The effects of annealing on the grain growth are significantly different depending on the precursor composition, as shown in SEM (Fig. 2(a,b)). For the as-deposited films, both perovskites exhibit similar grain sizes of ~50 nm (Fig. S3). In the case of perovskite from the stoichiometric precursor, an average grain size of ~300 nm is achieved after 180-s annealing (Figs 2(c) and S3). The lateral grain size less than film thickness (~450 nm) may result from the Zenner pinning induced by PbI2 located at the grain boundary, formed after 180 s of annealing from the thermal decomposition of perovskite.
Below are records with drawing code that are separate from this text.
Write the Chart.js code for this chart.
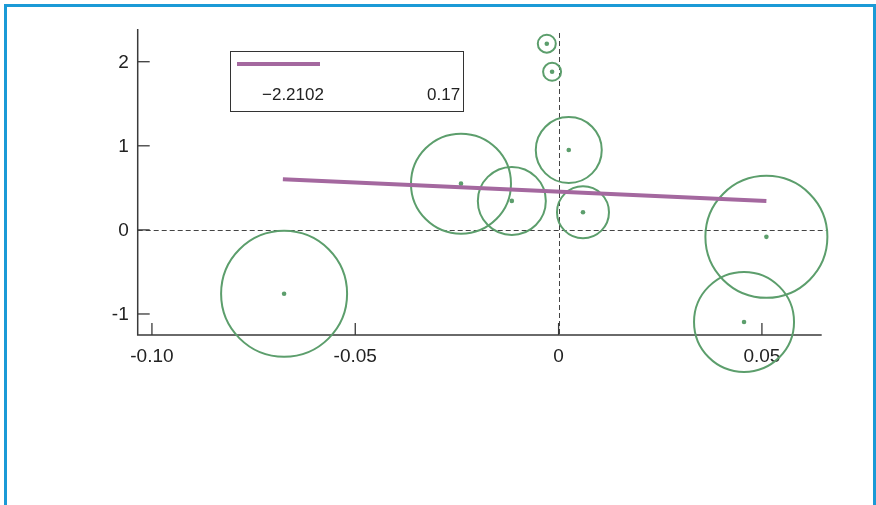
<!DOCTYPE html>
<html>
<head>
<meta charset="utf-8">
<script src="https://cdn.jsdelivr.net/npm/chart.js@4/dist/chart.umd.min.js"></script>
<style>
  html, body { margin: 0; padding: 0; background: #ffffff; }
  #wrap { position: relative; width: 876px; height: 505px; overflow: hidden; }
  #frame { position: absolute; left: 4px; top: 4px; width: 872px; height: 530px; box-sizing: border-box; border: 3px solid #1b9ad6; pointer-events: none; }
  canvas { position: absolute; left: 0; top: 0; }
</style>
</head>
<body>
<div id="wrap">
  <canvas id="c" width="876" height="505"></canvas>
  <div id="frame"></div>
</div>
<script>
// ---- data ----
const bubbleX = [-0.0675, -0.0240, -0.0115, -0.0029, -0.0016, 0.0025, 0.0060, 0.0511, 0.0456];
const bubbleY = [-0.76, 0.55, 0.345, 2.214, 1.88, 0.95, 0.21, -0.083, -1.095];
const bubbleR = [63, 50, 34, 9, 9, 33, 26, 61, 50];
const fitX = [-0.0678, 0.0511];
const fitY = [0.602, 0.344];
const xTicks = [-0.10, -0.05, 0, 0.05];
const xTickLabels = ['-0.10', '-0.05', '0', '0.05'];
const yTicks = [2, 1, 0, -1];
const yTickLabels = ['2', '1', '0', '-1'];
const legendValues = ['−2.2102', '0.17'];

const GREEN = '#5c9e6c';
const PURPLE = '#a4689f';
const AXIS = '#3a3a3a';
const FONT = '"Liberation Sans", Arial, sans-serif';

const bubblePts = bubbleX.map((x, i) => ({ x: x, y: bubbleY[i], r: bubbleR[i] }));
const dotPts = bubbleX.map((x, i) => ({ x: x, y: bubbleY[i] }));
const fitPts = fitX.map((x, i) => ({ x: x, y: fitY[i] }));

const decor = {
  id: 'decor',
  beforeDatasetsDraw(chart) {
    const ctx = chart.ctx;
    const xs = chart.scales.x, ys = chart.scales.y;
    const a = chart.chartArea;
    ctx.save();
    // dashed zero lines
    ctx.strokeStyle = '#444';
    ctx.lineWidth = 1;
    ctx.setLineDash([5, 3]);
    const y0 = Math.round(ys.getPixelForValue(0)) + 0.5;
    ctx.beginPath(); ctx.moveTo(a.left, y0); ctx.lineTo(a.right + 6, y0); ctx.stroke();
    const x0 = Math.round(xs.getPixelForValue(0)) + 0.5;
    ctx.beginPath(); ctx.moveTo(x0, a.top + 4); ctx.lineTo(x0, a.bottom); ctx.stroke();
    ctx.setLineDash([]);
    // axes
    ctx.strokeStyle = AXIS;
    ctx.lineWidth = 1.5;
    ctx.beginPath();
    ctx.moveTo(a.left, a.top); ctx.lineTo(a.left, a.bottom); ctx.lineTo(a.right, a.bottom);
    ctx.stroke();
    // inward ticks
    ctx.lineWidth = 1.3;
    yTicks.forEach(v => {
      const p = ys.getPixelForValue(v);
      ctx.beginPath(); ctx.moveTo(a.left, p); ctx.lineTo(a.left + 12, p); ctx.stroke();
    });
    xTicks.forEach(v => {
      const p = xs.getPixelForValue(v);
      ctx.beginPath(); ctx.moveTo(p, a.bottom); ctx.lineTo(p, a.bottom - 12); ctx.stroke();
    });
    // tick labels
    ctx.fillStyle = '#222';
    ctx.font = '19px ' + FONT;
    ctx.textBaseline = 'middle';
    ctx.textAlign = 'right';
    yTicks.forEach((v, i) => {
      ctx.fillText(yTickLabels[i], a.left - 9, ys.getPixelForValue(v) + 1);
    });
    ctx.textAlign = 'center';
    xTicks.forEach((v, i) => {
      ctx.fillText(xTickLabels[i], xs.getPixelForValue(v), a.bottom + 22);
    });
    ctx.restore();
  },
  afterDraw(chart) {
    const ctx = chart.ctx;
    ctx.save();
    // legend box
    ctx.fillStyle = '#ffffff';
    ctx.fillRect(230.5, 51.5, 233, 60);
    ctx.strokeStyle = '#333';
    ctx.lineWidth = 1;
    ctx.strokeRect(230.5, 51.5, 233, 60);
    ctx.strokeStyle = PURPLE;
    ctx.lineWidth = 4;
    ctx.beginPath(); ctx.moveTo(237, 64); ctx.lineTo(320, 64); ctx.stroke();
    ctx.fillStyle = '#222';
    ctx.font = '17px ' + FONT;
    ctx.textBaseline = 'middle';
    ctx.textAlign = 'left';
    ctx.fillText(legendValues[0], 262, 95);
    ctx.fillText(legendValues[1], 427, 95);
    ctx.restore();
  }
};

new Chart(document.getElementById('c'), {
  type: 'bubble',
  data: {
    datasets: [
      {
        label: 'bubbles',
        data: bubblePts,
        backgroundColor: 'rgba(0,0,0,0)',
        borderColor: GREEN,
        borderWidth: 2,
        hoverRadius: 0,
        clip: false,
        order: 3
      },
      {
        type: 'scatter',
        label: 'centres',
        data: dotPts,
        pointRadius: 2.3,
        pointBackgroundColor: GREEN,
        pointBorderWidth: 0,
        clip: false,
        order: 2
      },
      {
        type: 'scatter',
        label: 'fit',
        data: fitPts,
        showLine: true,
        borderColor: PURPLE,
        borderWidth: 4,
        pointRadius: 0,
        clip: false,
        order: 1
      }
    ]
  },
  options: {
    responsive: false,
    animation: false,
    devicePixelRatio: 1,
    layout: { autoPadding: false, padding: { left: 137.7, right: 54.3, top: 29, bottom: 170 } },
    plugins: { legend: { display: false }, tooltip: { enabled: false } },
    scales: {
      x: { type: 'linear', min: -0.1035, max: 0.0647, display: false },
      y: { type: 'linear', min: -1.25, max: 2.389, display: false }
    }
  },
  plugins: [decor]
});
</script>
</body>
</html>
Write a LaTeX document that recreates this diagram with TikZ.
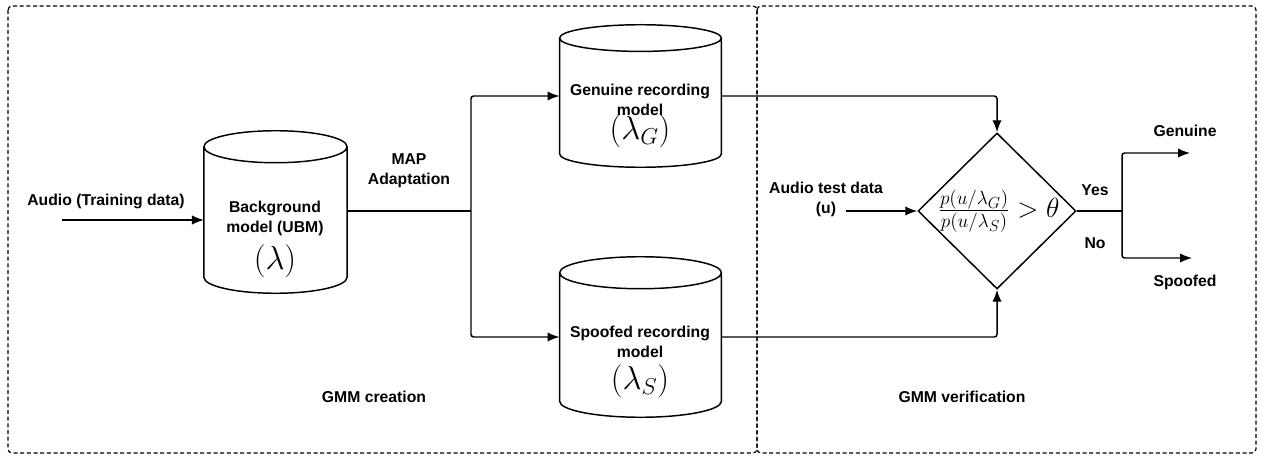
\documentclass[tikz,border=0pt]{standalone}
\usepackage{amsmath,amssymb}
\usepackage{fontspec}
\setmainfont{Liberation Sans}
\usetikzlibrary{arrows.meta, shapes.geometric, positioning, calc}
\tikzset{
  dbnode/.style={rectangle, inner sep=0pt, minimum width=121pt},
  dbline/.style={draw=black, line width=1.1pt},
  decnode/.style={
    diamond, draw=black, line width=1.1pt, inner sep=0pt,
    minimum width=118.5pt, minimum height=117pt
  },
  lbl/.style={align=center, inner sep=0pt, font=\fontsize{11.8}{15}\selectfont\bfseries},
  bigmath/.style={inner sep=0pt, font=\fontsize{27}{29}\selectfont},
  edge/.style={-{Latex[length=9pt, width=7pt]}, line width=1.1pt, rounded corners=2pt},
  wire/.style={line width=1.1pt, rounded corners=2pt},
  frame/.style={draw=black, line width=0.9pt, dash pattern=on 3pt off 2pt, rounded corners=3pt}
}
% outline of a drum round a named node: #1 node, #2 half height of its ends
\newcommand{\drumdraw}[2]{%
  \draw[dbline] let \p1=(#1.north west), \p2=(#1.south east), \n1={0.5*(\x2-\x1)} in
    (\x1,\y1-#2) -- (\x1,\y2+#2)
    arc[start angle=180, end angle=360, x radius=\n1, y radius=#2]
    -- (\x2,\y1-#2)
    arc[start angle=0, end angle=180, x radius=\n1, y radius=#2]
    arc[start angle=180, end angle=360, x radius=\n1, y radius=#2];
}

\begin{document}
\begin{tikzpicture}[x=0.75pt, y=-0.75pt]
    \useasboundingbox (0,0) rectangle (1262,456);
    % the two stages
    \draw[frame] (8,6) rectangle (757,453);
    \draw[frame] (757,6) rectangle (1256,453);
    \node[lbl] (creation) at (374,397) {GMM creation};
    \node[lbl] (verification) at (962,397) {GMM verification};

    % models
    \node[dbnode, minimum width=107pt, minimum height=121.5pt] (ubm) at (275.5,212) {};
    \node[dbnode, minimum height=106.5pt] (gen) at (640.5,96) {};
    \node[dbnode, minimum height=120pt] (spf) at (640.5,337) {};
    \drumdraw{ubm}{12pt}
    \drumdraw{gen}{10pt}
    \drumdraw{spf}{12pt}
    \node[lbl] (ubmtxt) at (275,218) {Background\\model (UBM)};
    \node[bigmath, font=\fontsize{33}{35}\selectfont] (ubmsym) at (275,261) {$(\lambda)$};
    \node[lbl] (gentxt) at (640,100) {Genuine recording\\model};
    \node[bigmath] (gensym) at (640,131) {$(\lambda_G)$};
    \node[lbl] (spftxt) at (640,342) {Spoofed recording\\model};
    \node[bigmath] (spfsym) at (640,381) {$(\lambda_S)$};

    % decision
    \node[decnode] (dec) at (997,211) {};
    \node[inner sep=0pt, font=\huge] (ratio) at (999,211) {$\tfrac{p(u/\lambda_G)}{p(u/\lambda_S)} > \theta$};

    % inputs and labels
    \node[lbl] (trainlbl) at (106,201) {Audio (Training data)};
    \node[lbl] (maplbl) at (409,171) {MAP\\Adaptation};
    \node[lbl] (testlbl) at (826,199) {Audio test data\\(u)};
    \node[lbl] (yeslbl) at (1095,190) {Yes};
    \node[lbl] (nolbl) at (1095,243) {No};
    \node[lbl] (genlbl) at (1185,131) {Genuine};
    \node[lbl] (spflbl) at (1185,282) {Spoofed};

    \coordinate (trainin) at (62,220);
    \coordinate (split) at (471,211);
    \coordinate (testin) at (846,211);
    \coordinate (split2) at (1122,211);
    \coordinate (outG) at (1190,153);
    \coordinate (outS) at (1192,258);

    % connectors
    \draw[edge] (trainin) -- (trainin -| ubm.west);
    \draw[wire] (ubm.east |- split) -- (split);
    \draw[edge] (split) |- (gen.west);
    \draw[edge] (split) |- (spf.west);
    \draw[edge] (gen.east) -| (dec.north);
    \draw[edge] (spf.east) -| (dec.south);
    \draw[edge] (testin) -- (dec.west);
    \draw[wire] (dec.east) -- (split2);
    \draw[edge] (split2) |- (outG);
    \draw[edge] (split2) |- (outS);
\end{tikzpicture}
\end{document}
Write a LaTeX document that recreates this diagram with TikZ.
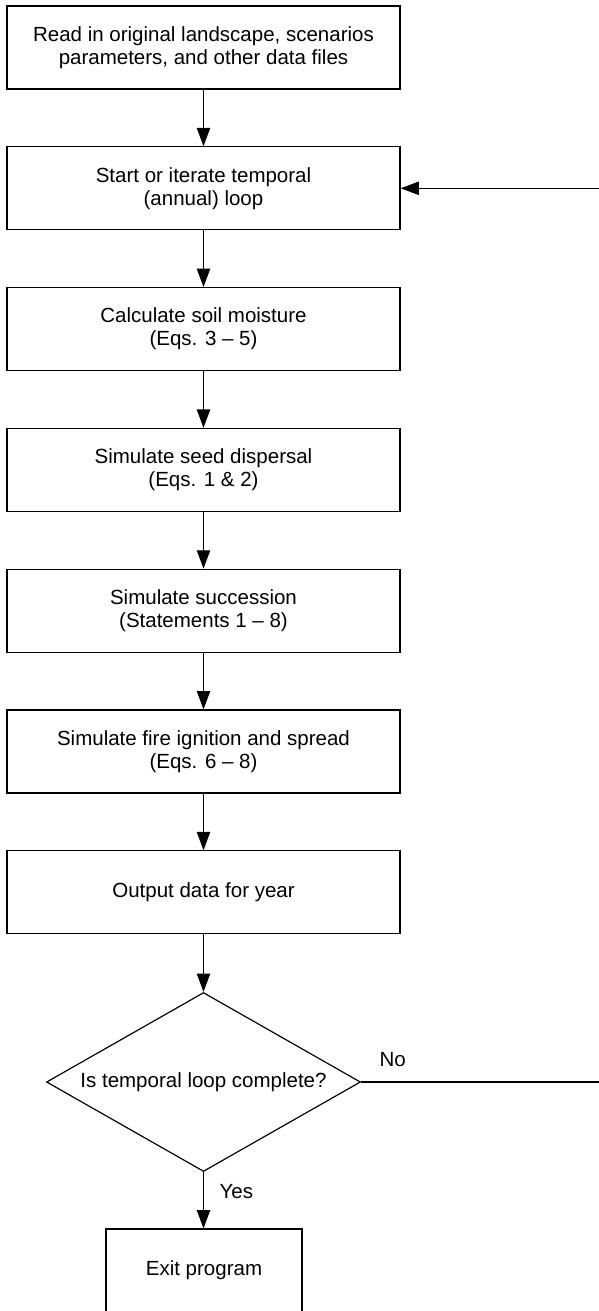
\documentclass[tikz,border=0pt]{standalone}
\usepackage{fontspec}
\setmainfont{Liberation Sans}
\usetikzlibrary{shapes.geometric,arrows.meta}

\tikzset{
    stepbox/.style={draw, line width=1pt, rectangle, minimum width=11.79cm, minimum height=2.49cm, inner sep=0pt, align=center, font=\fontsize{17.5}{19.6}\selectfont},
    exitbox/.style={stepbox, minimum width=5.88cm},
    checkbox/.style={draw, line width=1pt, diamond, aspect=1.75, minimum width=9.42cm, minimum height=5.37cm, inner sep=0pt, font=\fontsize{17.5}{19.6}\selectfont},
    flow/.style={line width=1pt, -{Triangle[length=0.55cm, width=0.4cm]}},
    answer/.style={inner sep=0pt, font=\fontsize{17.5}{19.6}\selectfont},
}

\begin{document}
\begin{tikzpicture}[x=0.03cm, y=-0.03cm]
    \useasboundingbox (0,0) rectangle (599,1311);

    \node (read) at (203.5,47.5) [stepbox] {Read in original landscape, scenarios\\parameters, and other data files};
    \node (loop) at (203.5,188.3) [stepbox] {Start or iterate temporal\\(annual) loop};
    \node (soil) at (203.5,329.1) [stepbox] {Calculate soil moisture\\(Eqs. 3 – 5)};
    \node (seed) at (203.5,469.9) [stepbox] {Simulate seed dispersal\\(Eqs. 1 \& 2)};
    \node (succ) at (203.5,610.7) [stepbox] {Simulate succession\\(Statements 1 – 8)};
    \node (fire) at (203.5,751.5) [stepbox] {Simulate fire ignition and spread\\(Eqs. 6 – 8)};
    \node (output) at (203.5,892.3) [stepbox] {Output data for year};
    \node (check) at (203.5,1082) [checkbox] {Is temporal loop complete?};
    \node (exit) at (204,1270.5) [exitbox] {Exit program};

    % main sequence
    \draw [flow] (read) -- (loop);
    \draw [flow] (loop) -- (soil);
    \draw [flow] (soil) -- (seed);
    \draw [flow] (seed) -- (succ);
    \draw [flow] (succ) -- (fire);
    \draw [flow] (fire) -- (output);
    \draw [flow] (output) -- (check);

    % decision
    \draw [flow] (check.south) -- (check.south |- exit.north) node[pos=0.47, anchor=base west, xshift=0.465cm, answer]{Yes};
    \coordinate (noturn) at (600.5,1082);
    \draw [flow] (check.east) -- node[pos=0, anchor=base west, xshift=0.54cm, yshift=0.48cm, answer]{No} (noturn) |- (loop.east);

\end{tikzpicture}
\end{document}
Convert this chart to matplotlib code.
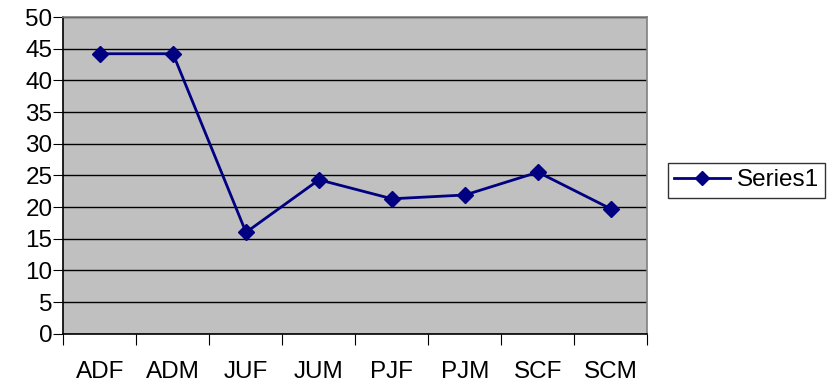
import matplotlib
matplotlib.use("Agg")
import matplotlib.pyplot as plt
import numpy as np

categories = ["ADF", "ADM", "JUF", "JUM", "PJF", "PJM", "SCF", "SCM"]
series1 = [44.2, 44.2, 16.0, 24.3, 21.3, 21.9, 25.5, 19.7]

plt.rcParams['font.family'] = ['Liberation Sans', 'DejaVu Sans']

fig = plt.figure(figsize=(8.37, 3.9), dpi=100)
ax = fig.add_axes([63.5 / 837, (390 - 333.7) / 390, 584 / 837, 316.7 / 390])
ax.set_facecolor("#C0C0C0")

x = np.arange(len(categories))
ax.plot(x, series1, color="#000080", lw=2, marker="D", ms=8, label="Series1")

ax.set_xlim(-0.5, len(categories) - 0.5)
ax.set_ylim(0, 50)
ax.set_yticks(np.arange(0, 51, 5))
ax.yaxis.grid(True, color="black", lw=1)
ax.set_axisbelow(True)

# category boundaries get the tick marks, centres carry the labels
ax.set_xticks(np.arange(-0.5, len(categories), 1.0))
ax.set_xticklabels([])
ax.set_xticks(x, minor=True)
ax.set_xticklabels(categories, minor=True, fontsize=17.5)
ax.tick_params(axis="x", which="major", length=8, direction="out", color="black")
ax.tick_params(axis="x", which="minor", length=0, pad=20)
ax.tick_params(axis="y", length=7, direction="out", labelsize=17.5, pad=1)

ax.spines["left"].set_color("black")
ax.spines["bottom"].set_color("black")
ax.spines["top"].set_color("#808080")
ax.spines["right"].set_color("#808080")
for s in ax.spines.values():
    s.set_linewidth(1.2)

leg = ax.legend(loc="center left", bbox_to_anchor=(1.035, 0.484), fontsize=17.5,
                frameon=True, fancybox=False, handlelength=2.3, markerscale=0.85,
                borderpad=0.25, handletextpad=0.3, borderaxespad=0)
leg.get_frame().set_edgecolor("black")
leg.get_frame().set_linewidth(1)
leg.get_frame().set_facecolor("white")

fig.savefig("out.png", dpi=100)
However, the PbI2 cannot be observed in the SEM images of perovskite until annealing for 600 s, presumably due to its small size. When annealing was prolonged up to 30 min, preferential formation of PbI2 particles at the grain boundaries is clearly observed: PbI2 particles appear as bright dots in the SEM image owing to the insulating nature (Fig. S5).

Figure 2
figure 2

Grain size analyses. Evolution of grains in the perovskite films (by SEM) for (a) stoichiometric precursor (0 mol. % MACl) and (b) MACl-containing precursor (40 mol. % MACl) with different annealing times. (c,d) Distributions of grain sizes for the perovskites with fitting lines. Grain sizes without annealing are plotted in Fig. S3.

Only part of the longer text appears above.